Data section:
>>>

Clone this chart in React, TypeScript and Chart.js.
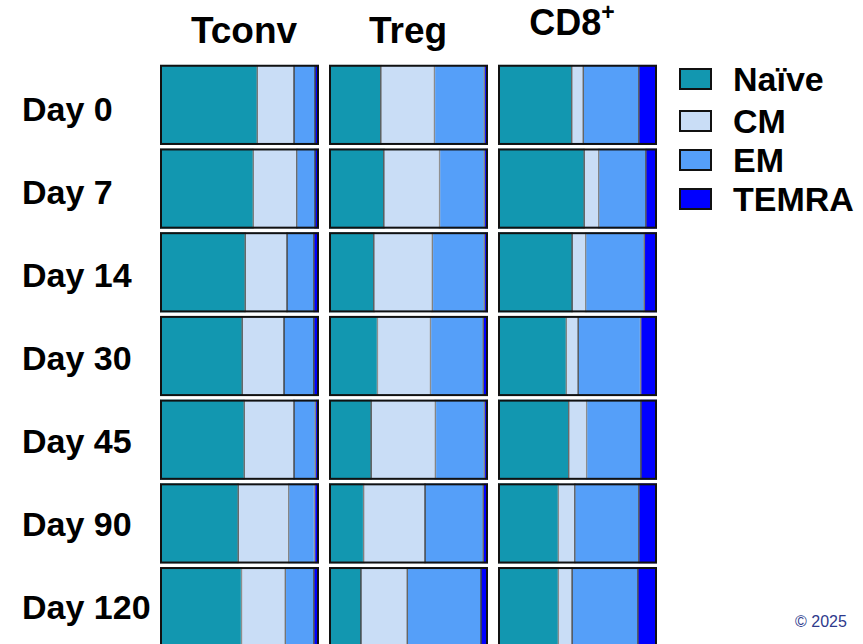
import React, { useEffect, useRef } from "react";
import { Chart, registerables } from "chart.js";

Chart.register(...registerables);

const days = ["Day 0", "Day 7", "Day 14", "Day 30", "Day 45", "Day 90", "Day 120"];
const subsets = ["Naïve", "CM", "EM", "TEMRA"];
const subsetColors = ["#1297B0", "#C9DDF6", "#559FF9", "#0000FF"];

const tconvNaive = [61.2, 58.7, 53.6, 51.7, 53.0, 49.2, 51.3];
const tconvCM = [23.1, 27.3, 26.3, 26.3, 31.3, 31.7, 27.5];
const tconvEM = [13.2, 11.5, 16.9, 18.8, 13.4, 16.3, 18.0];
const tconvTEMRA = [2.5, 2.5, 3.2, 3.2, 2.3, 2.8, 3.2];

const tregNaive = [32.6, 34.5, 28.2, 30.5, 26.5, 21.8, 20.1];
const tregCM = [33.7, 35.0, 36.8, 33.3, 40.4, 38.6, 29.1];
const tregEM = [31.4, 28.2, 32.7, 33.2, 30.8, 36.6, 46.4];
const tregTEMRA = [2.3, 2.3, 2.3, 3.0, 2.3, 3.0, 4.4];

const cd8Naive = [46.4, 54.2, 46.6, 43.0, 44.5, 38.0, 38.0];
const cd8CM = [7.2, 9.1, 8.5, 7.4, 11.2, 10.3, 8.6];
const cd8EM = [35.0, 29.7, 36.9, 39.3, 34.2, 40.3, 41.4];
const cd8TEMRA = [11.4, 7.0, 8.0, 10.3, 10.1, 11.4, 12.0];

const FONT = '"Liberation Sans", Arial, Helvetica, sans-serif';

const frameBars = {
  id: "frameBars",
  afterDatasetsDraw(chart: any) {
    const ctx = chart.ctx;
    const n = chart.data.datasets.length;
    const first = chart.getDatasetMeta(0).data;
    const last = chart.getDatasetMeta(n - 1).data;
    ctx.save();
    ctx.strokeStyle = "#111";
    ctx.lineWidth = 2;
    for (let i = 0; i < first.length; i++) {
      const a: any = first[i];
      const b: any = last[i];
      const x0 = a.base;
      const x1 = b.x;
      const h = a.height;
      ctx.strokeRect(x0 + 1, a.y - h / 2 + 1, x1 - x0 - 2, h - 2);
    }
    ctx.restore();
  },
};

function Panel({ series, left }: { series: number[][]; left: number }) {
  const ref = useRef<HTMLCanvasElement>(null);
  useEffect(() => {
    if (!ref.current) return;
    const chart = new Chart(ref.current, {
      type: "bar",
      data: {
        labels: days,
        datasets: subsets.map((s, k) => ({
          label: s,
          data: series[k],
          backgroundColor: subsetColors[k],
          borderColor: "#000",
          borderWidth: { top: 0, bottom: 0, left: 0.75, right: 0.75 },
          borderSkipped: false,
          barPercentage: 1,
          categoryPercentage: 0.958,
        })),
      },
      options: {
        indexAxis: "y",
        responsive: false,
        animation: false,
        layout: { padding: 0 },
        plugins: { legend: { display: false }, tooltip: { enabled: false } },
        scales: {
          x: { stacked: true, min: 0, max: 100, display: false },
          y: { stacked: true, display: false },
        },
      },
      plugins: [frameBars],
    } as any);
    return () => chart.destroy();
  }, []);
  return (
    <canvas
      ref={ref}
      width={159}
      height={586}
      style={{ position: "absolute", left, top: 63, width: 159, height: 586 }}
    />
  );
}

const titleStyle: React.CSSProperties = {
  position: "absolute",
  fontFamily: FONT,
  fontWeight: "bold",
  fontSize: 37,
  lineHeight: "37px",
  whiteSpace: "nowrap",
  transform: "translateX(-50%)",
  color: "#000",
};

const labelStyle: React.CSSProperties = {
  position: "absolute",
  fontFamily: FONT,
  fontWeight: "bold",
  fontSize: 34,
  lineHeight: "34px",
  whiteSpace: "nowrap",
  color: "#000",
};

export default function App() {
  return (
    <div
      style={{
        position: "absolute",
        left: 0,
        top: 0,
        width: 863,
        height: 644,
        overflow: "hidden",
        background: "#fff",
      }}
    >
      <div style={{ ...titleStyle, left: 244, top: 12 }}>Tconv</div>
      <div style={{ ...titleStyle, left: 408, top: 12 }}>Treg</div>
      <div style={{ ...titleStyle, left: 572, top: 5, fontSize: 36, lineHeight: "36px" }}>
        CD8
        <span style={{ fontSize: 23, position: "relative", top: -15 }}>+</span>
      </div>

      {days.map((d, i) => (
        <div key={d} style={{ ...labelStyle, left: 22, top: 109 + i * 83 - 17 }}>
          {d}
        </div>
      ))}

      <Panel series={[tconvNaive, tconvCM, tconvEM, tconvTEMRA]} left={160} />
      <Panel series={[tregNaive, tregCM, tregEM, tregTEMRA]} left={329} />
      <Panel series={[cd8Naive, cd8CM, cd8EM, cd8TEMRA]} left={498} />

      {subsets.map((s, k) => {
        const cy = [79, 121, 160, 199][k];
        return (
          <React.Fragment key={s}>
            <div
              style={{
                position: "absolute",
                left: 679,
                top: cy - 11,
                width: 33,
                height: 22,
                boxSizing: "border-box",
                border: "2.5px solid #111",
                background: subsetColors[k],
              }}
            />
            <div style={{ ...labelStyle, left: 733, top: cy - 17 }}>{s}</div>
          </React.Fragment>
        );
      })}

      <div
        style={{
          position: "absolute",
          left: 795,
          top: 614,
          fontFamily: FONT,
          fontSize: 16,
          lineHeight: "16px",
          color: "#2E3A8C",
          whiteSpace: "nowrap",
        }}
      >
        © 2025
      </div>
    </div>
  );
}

<<<

What the task requires:
Except for the pictures, reproduce every line exactly.

Exercise output:
Clone this chart in React, TypeScript and Chart.js.
import React, { useEffect, useRef } from "react";
import { Chart, registerables } from "chart.js";

Chart.register(...registerables);

const days = ["Day 0", "Day 7", "Day 14", "Day 30", "Day 45", "Day 90", "Day 120"];
const subsets = ["Naïve", "CM", "EM", "TEMRA"];
const subsetColors = ["#1297B0", "#C9DDF6", "#559FF9", "#0000FF"];

const tconvNaive = [61.2, 58.7, 53.6, 51.7, 53.0, 49.2, 51.3];
const tconvCM = [23.1, 27.3, 26.3, 26.3, 31.3, 31.7, 27.5];
const tconvEM = [13.2, 11.5, 16.9, 18.8, 13.4, 16.3, 18.0];
const tconvTEMRA = [2.5, 2.5, 3.2, 3.2, 2.3, 2.8, 3.2];

const tregNaive = [32.6, 34.5, 28.2, 30.5, 26.5, 21.8, 20.1];
const tregCM = [33.7, 35.0, 36.8, 33.3, 40.4, 38.6, 29.1];
const tregEM = [31.4, 28.2, 32.7, 33.2, 30.8, 36.6, 46.4];
const tregTEMRA = [2.3, 2.3, 2.3, 3.0, 2.3, 3.0, 4.4];

const cd8Naive = [46.4, 54.2, 46.6, 43.0, 44.5, 38.0, 38.0];
const cd8CM = [7.2, 9.1, 8.5, 7.4, 11.2, 10.3, 8.6];
const cd8EM = [35.0, 29.7, 36.9, 39.3, 34.2, 40.3, 41.4];
const cd8TEMRA = [11.4, 7.0, 8.0, 10.3, 10.1, 11.4, 12.0];

const FONT = '"Liberation Sans", Arial, Helvetica, sans-serif';

const frameBars = {
  id: "frameBars",
  afterDatasetsDraw(chart: any) {
    const ctx = chart.ctx;
    const n = chart.data.datasets.length;
    const first = chart.getDatasetMeta(0).data;
    const last = chart.getDatasetMeta(n - 1).data;
    ctx.save();
    ctx.strokeStyle = "#111";
    ctx.lineWidth = 2;
    for (let i = 0; i < first.length; i++) {
      const a: any = first[i];
      const b: any = last[i];
      const x0 = a.base;
      const x1 = b.x;
      const h = a.height;
      ctx.strokeRect(x0 + 1, a.y - h / 2 + 1, x1 - x0 - 2, h - 2);
    }
    ctx.restore();
  },
};

function Panel({ series, left }: { series: number[][]; left: number }) {
  const ref = useRef<HTMLCanvasElement>(null);
  useEffect(() => {
    if (!ref.current) return;
    const chart = new Chart(ref.current, {
      type: "bar",
      data: {
        labels: days,
        datasets: subsets.map((s, k) => ({
          label: s,
          data: series[k],
          backgroundColor: subsetColors[k],
          borderColor: "#000",
          borderWidth: { top: 0, bottom: 0, left: 0.75, right: 0.75 },
          borderSkipped: false,
          barPercentage: 1,
          categoryPercentage: 0.958,
        })),
      },
      options: {
        indexAxis: "y",
        responsive: false,
        animation: false,
        layout: { padding: 0 },
        plugins: { legend: { display: false }, tooltip: { enabled: false } },
        scales: {
          x: { stacked: true, min: 0, max: 100, display: false },
          y: { stacked: true, display: false },
        },
      },
      plugins: [frameBars],
    } as any);
    return () => chart.destroy();
  }, []);
  return (
    <canvas
      ref={ref}
      width={159}
      height={586}
      style={{ position: "absolute", left, top: 63, width: 159, height: 586 }}
    />
  );
}

const titleStyle: React.CSSProperties = {
  position: "absolute",
  fontFamily: FONT,
  fontWeight: "bold",
  fontSize: 37,
  lineHeight: "37px",
  whiteSpace: "nowrap",
  transform: "translateX(-50%)",
  color: "#000",
};

const labelStyle: React.CSSProperties = {
  position: "absolute",
  fontFamily: FONT,
  fontWeight: "bold",
  fontSize: 34,
  lineHeight: "34px",
  whiteSpace: "nowrap",
  color: "#000",
};

export default function App() {
  return (
    <div
      style={{
        position: "absolute",
        left: 0,
        top: 0,
        width: 863,
        height: 644,
        overflow: "hidden",
        background: "#fff",
      }}
    >
      <div style={{ ...titleStyle, left: 244, top: 12 }}>Tconv</div>
      <div style={{ ...titleStyle, left: 408, top: 12 }}>Treg</div>
      <div style={{ ...titleStyle, left: 572, top: 5, fontSize: 36, lineHeight: "36px" }}>
        CD8
        <span style={{ fontSize: 23, position: "relative", top: -15 }}>+</span>
      </div>

      {days.map((d, i) => (
        <div key={d} style={{ ...labelStyle, left: 22, top: 109 + i * 83 - 17 }}>
          {d}
        </div>
      ))}

      <Panel series={[tconvNaive, tconvCM, tconvEM, tconvTEMRA]} left={160} />
      <Panel series={[tregNaive, tregCM, tregEM, tregTEMRA]} left={329} />
      <Panel series={[cd8Naive, cd8CM, cd8EM, cd8TEMRA]} left={498} />

      {subsets.map((s, k) => {
        const cy = [79, 121, 160, 199][k];
        return (
          <React.Fragment key={s}>
            <div
              style={{
                position: "absolute",
                left: 679,
                top: cy - 11,
                width: 33,
                height: 22,
                boxSizing: "border-box",
                border: "2.5px solid #111",
                background: subsetColors[k],
              }}
            />
            <div style={{ ...labelStyle, left: 733, top: cy - 17 }}>{s}</div>
          </React.Fragment>
        );
      })}

      <div
        style={{
          position: "absolute",
          left: 795,
          top: 614,
          fontFamily: FONT,
          fontSize: 16,
          lineHeight: "16px",
          color: "#2E3A8C",
          whiteSpace: "nowrap",
        }}
      >
        © 2025
      </div>
    </div>
  );
}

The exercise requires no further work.